**Supplied data**
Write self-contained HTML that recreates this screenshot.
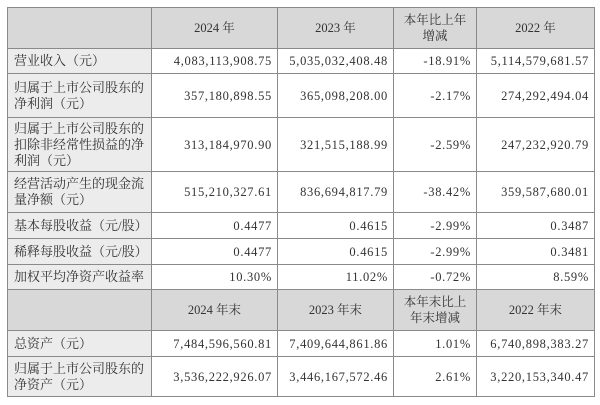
<!DOCTYPE html>
<html><head><meta charset="utf-8"><style>
body{margin:0;width:600px;height:405px;background:#fff;overflow:hidden;font-family:"Liberation Serif","Noto Serif CJK SC",serif;color:#333;}
table{position:absolute;left:7px;top:7px;border-collapse:collapse;table-layout:fixed;width:587px;font-size:12.5px;}
td{border:1px solid #8a8a8a;padding:0 6px;line-height:16px;overflow:hidden;}
td.l{background:#ececec;text-align:left;padding:0 1px 0 6px;font-size:13px;letter-spacing:0;word-break:break-all;}
td.n{text-align:right;letter-spacing:0.7px;padding-right:5px;}
tr.h td{background:#d8d8d8;text-align:center;}
.nw{white-space:nowrap;}
</style></head><body>
<table>
<colgroup><col style="width:144px"><col style="width:126px"><col style="width:116px"><col style="width:83px"><col style="width:118px"></colgroup>
<tr class="h" style="height:41px"><td></td><td>2024 年</td><td>2023 年</td><td>本年比上年<br>增减</td><td>2022 年</td></tr>
<tr style="height:25px"><td class="l nw">营业收入（元）</td><td class="n">4,083,113,908.75</td><td class="n">5,035,032,408.48</td><td class="n">-18.91%</td><td class="n">5,114,579,681.57</td></tr>
<tr style="height:44px"><td class="l">归属于上市公司股东的<br>净利润（元）</td><td class="n">357,180,898.55</td><td class="n">365,098,208.00</td><td class="n">-2.17%</td><td class="n">274,292,494.04</td></tr>
<tr style="height:54px"><td class="l">归属于上市公司股东的<br>扣除非经常性损益的净<br>利润（元）</td><td class="n">313,184,970.90</td><td class="n">321,515,188.99</td><td class="n">-2.59%</td><td class="n">247,232,920.79</td></tr>
<tr style="height:41px"><td class="l">经营活动产生的现金流<br>量净额（元）</td><td class="n">515,210,327.61</td><td class="n">836,694,817.79</td><td class="n">-38.42%</td><td class="n">359,587,680.01</td></tr>
<tr style="height:26px"><td class="l nw">基本每股收益（元/股）</td><td class="n">0.4477</td><td class="n">0.4615</td><td class="n">-2.99%</td><td class="n">0.3487</td></tr>
<tr style="height:26px"><td class="l nw">稀释每股收益（元/股）</td><td class="n">0.4477</td><td class="n">0.4615</td><td class="n">-2.99%</td><td class="n">0.3481</td></tr>
<tr style="height:25px"><td class="l nw">加权平均净资产收益率</td><td class="n">10.30%</td><td class="n">11.02%</td><td class="n">-0.72%</td><td class="n">8.59%</td></tr>
<tr class="h" style="height:41px"><td></td><td>2024 年末</td><td>2023 年末</td><td>本年末比上<br>年末增减</td><td>2022 年末</td></tr>
<tr style="height:26px"><td class="l nw">总资产（元）</td><td class="n">7,484,596,560.81</td><td class="n">7,409,644,861.86</td><td class="n">1.01%</td><td class="n">6,740,898,383.27</td></tr>
<tr style="height:40px"><td class="l">归属于上市公司股东的<br>净资产（元）</td><td class="n">3,536,222,926.07</td><td class="n">3,446,167,572.46</td><td class="n">2.61%</td><td class="n">3,220,153,340.47</td></tr>
</table>
</body></html>
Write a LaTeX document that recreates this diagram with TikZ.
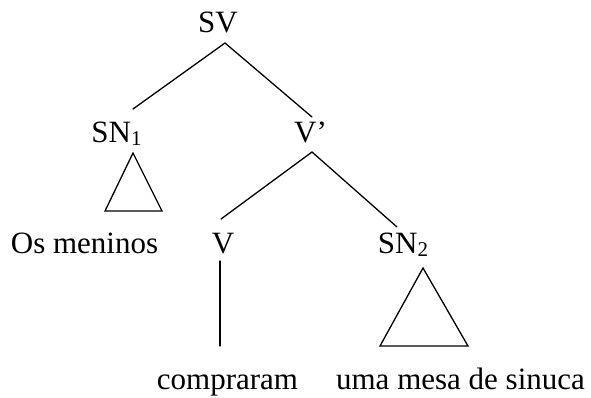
\documentclass[tikz,border=0pt]{standalone}
\usepackage{fontspec}
\setmainfont{Liberation Serif}
\newcommand{\mysub}[1]{\raisebox{-3pt}{\fontsize{21}{21}\selectfont #1}}
\begin{document}
\begin{tikzpicture}[x=1pt,y=-1pt,
  lbl/.style={anchor=base,inner sep=0pt,font=\fontsize{31}{36}\selectfont},
  edge/.style={line width=1.3pt,line cap=round,line join=miter}]
\useasboundingbox (0,0) rectangle (591,397);
% labels
\node[lbl] (sv) at (218,32) {SV};
\node[lbl] (sn1) at (116.5,142) {SN\mysub{1}};
\node[lbl] (vbar) at (310.5,142) {V’};
\node[lbl] (os) at (84.5,253) {Os meninos};
\node[lbl] (v) at (223,253) {V};
\node[lbl] (sn2) at (403,253) {SN\mysub{2}};
\node[lbl] (comp) at (227.5,389) {compraram};
\node[lbl] (uma) at (460.5,389) {uma mesa de sinuca};
% attachment points
\coordinate (svb) at (225,43);
\coordinate (sn1t) at (133,109);
\coordinate (vbart) at (312,117);
\coordinate (vbarb) at (312,152);
\coordinate (vt) at (221,219);
\coordinate (sn2t) at (397,227);
\coordinate (vb) at (220,261);
\coordinate (compt) at (220,346);
\coordinate (t1a) at (133,153);
\coordinate (t1l) at (105,211);
\coordinate (t1r) at (162,211);
\coordinate (t2a) at (423,268);
\coordinate (t2l) at (380,346);
\coordinate (t2r) at (468,346);
% edges
\draw[edge] (sn1t) -- (svb) -- (vbart);
\draw[edge] (vt) -- (vbarb) -- (sn2t);
\draw[edge] (vb) -- (compt);
\draw[edge] (t1a) -- (t1l) -- (t1r) -- cycle;
\draw[edge] (t2a) -- (t2l) -- (t2r) -- cycle;
\end{tikzpicture}
\end{document}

**Set problem**
Quote all of the entries word for word, omitting any pictures.

**Output of the exercise**
Write self-contained HTML that recreates this screenshot.
<!DOCTYPE html>
<html><head><meta charset="utf-8"><style>
body{margin:0;width:600px;height:405px;background:#fff;overflow:hidden;font-family:"Liberation Serif","Noto Serif CJK SC",serif;color:#333;}
table{position:absolute;left:7px;top:7px;border-collapse:collapse;table-layout:fixed;width:587px;font-size:12.5px;}
td{border:1px solid #8a8a8a;padding:0 6px;line-height:16px;overflow:hidden;}
td.l{background:#ececec;text-align:left;padding:0 1px 0 6px;font-size:13px;letter-spacing:0;word-break:break-all;}
td.n{text-align:right;letter-spacing:0.7px;padding-right:5px;}
tr.h td{background:#d8d8d8;text-align:center;}
.nw{white-space:nowrap;}
</style></head><body>
<table>
<colgroup><col style="width:144px"><col style="width:126px"><col style="width:116px"><col style="width:83px"><col style="width:118px"></colgroup>
<tr class="h" style="height:41px"><td></td><td>2024 年</td><td>2023 年</td><td>本年比上年<br>增减</td><td>2022 年</td></tr>
<tr style="height:25px"><td class="l nw">营业收入（元）</td><td class="n">4,083,113,908.75</td><td class="n">5,035,032,408.48</td><td class="n">-18.91%</td><td class="n">5,114,579,681.57</td></tr>
<tr style="height:44px"><td class="l">归属于上市公司股东的<br>净利润（元）</td><td class="n">357,180,898.55</td><td class="n">365,098,208.00</td><td class="n">-2.17%</td><td class="n">274,292,494.04</td></tr>
<tr style="height:54px"><td class="l">归属于上市公司股东的<br>扣除非经常性损益的净<br>利润（元）</td><td class="n">313,184,970.90</td><td class="n">321,515,188.99</td><td class="n">-2.59%</td><td class="n">247,232,920.79</td></tr>
<tr style="height:41px"><td class="l">经营活动产生的现金流<br>量净额（元）</td><td class="n">515,210,327.61</td><td class="n">836,694,817.79</td><td class="n">-38.42%</td><td class="n">359,587,680.01</td></tr>
<tr style="height:26px"><td class="l nw">基本每股收益（元/股）</td><td class="n">0.4477</td><td class="n">0.4615</td><td class="n">-2.99%</td><td class="n">0.3487</td></tr>
<tr style="height:26px"><td class="l nw">稀释每股收益（元/股）</td><td class="n">0.4477</td><td class="n">0.4615</td><td class="n">-2.99%</td><td class="n">0.3481</td></tr>
<tr style="height:25px"><td class="l nw">加权平均净资产收益率</td><td class="n">10.30%</td><td class="n">11.02%</td><td class="n">-0.72%</td><td class="n">8.59%</td></tr>
<tr class="h" style="height:41px"><td></td><td>2024 年末</td><td>2023 年末</td><td>本年末比上<br>年末增减</td><td>2022 年末</td></tr>
<tr style="height:26px"><td class="l nw">总资产（元）</td><td class="n">7,484,596,560.81</td><td class="n">7,409,644,861.86</td><td class="n">1.01%</td><td class="n">6,740,898,383.27</td></tr>
<tr style="height:40px"><td class="l">归属于上市公司股东的<br>净资产（元）</td><td class="n">3,536,222,926.07</td><td class="n">3,446,167,572.46</td><td class="n">2.61%</td><td class="n">3,220,153,340.47</td></tr>
</table>
</body></html>
Write a LaTeX document that recreates this diagram with TikZ.
\documentclass[tikz,border=0pt]{standalone}
\usepackage{fontspec}
\setmainfont{Liberation Serif}
\newcommand{\mysub}[1]{\raisebox{-3pt}{\fontsize{21}{21}\selectfont #1}}
\begin{document}
\begin{tikzpicture}[x=1pt,y=-1pt,
  lbl/.style={anchor=base,inner sep=0pt,font=\fontsize{31}{36}\selectfont},
  edge/.style={line width=1.3pt,line cap=round,line join=miter}]
\useasboundingbox (0,0) rectangle (591,397);
% labels
\node[lbl] (sv) at (218,32) {SV};
\node[lbl] (sn1) at (116.5,142) {SN\mysub{1}};
\node[lbl] (vbar) at (310.5,142) {V’};
\node[lbl] (os) at (84.5,253) {Os meninos};
\node[lbl] (v) at (223,253) {V};
\node[lbl] (sn2) at (403,253) {SN\mysub{2}};
\node[lbl] (comp) at (227.5,389) {compraram};
\node[lbl] (uma) at (460.5,389) {uma mesa de sinuca};
% attachment points
\coordinate (svb) at (225,43);
\coordinate (sn1t) at (133,109);
\coordinate (vbart) at (312,117);
\coordinate (vbarb) at (312,152);
\coordinate (vt) at (221,219);
\coordinate (sn2t) at (397,227);
\coordinate (vb) at (220,261);
\coordinate (compt) at (220,346);
\coordinate (t1a) at (133,153);
\coordinate (t1l) at (105,211);
\coordinate (t1r) at (162,211);
\coordinate (t2a) at (423,268);
\coordinate (t2l) at (380,346);
\coordinate (t2r) at (468,346);
% edges
\draw[edge] (sn1t) -- (svb) -- (vbart);
\draw[edge] (vt) -- (vbarb) -- (sn2t);
\draw[edge] (vb) -- (compt);
\draw[edge] (t1a) -- (t1l) -- (t1r) -- cycle;
\draw[edge] (t2a) -- (t2l) -- (t2r) -- cycle;
\end{tikzpicture}
\end{document}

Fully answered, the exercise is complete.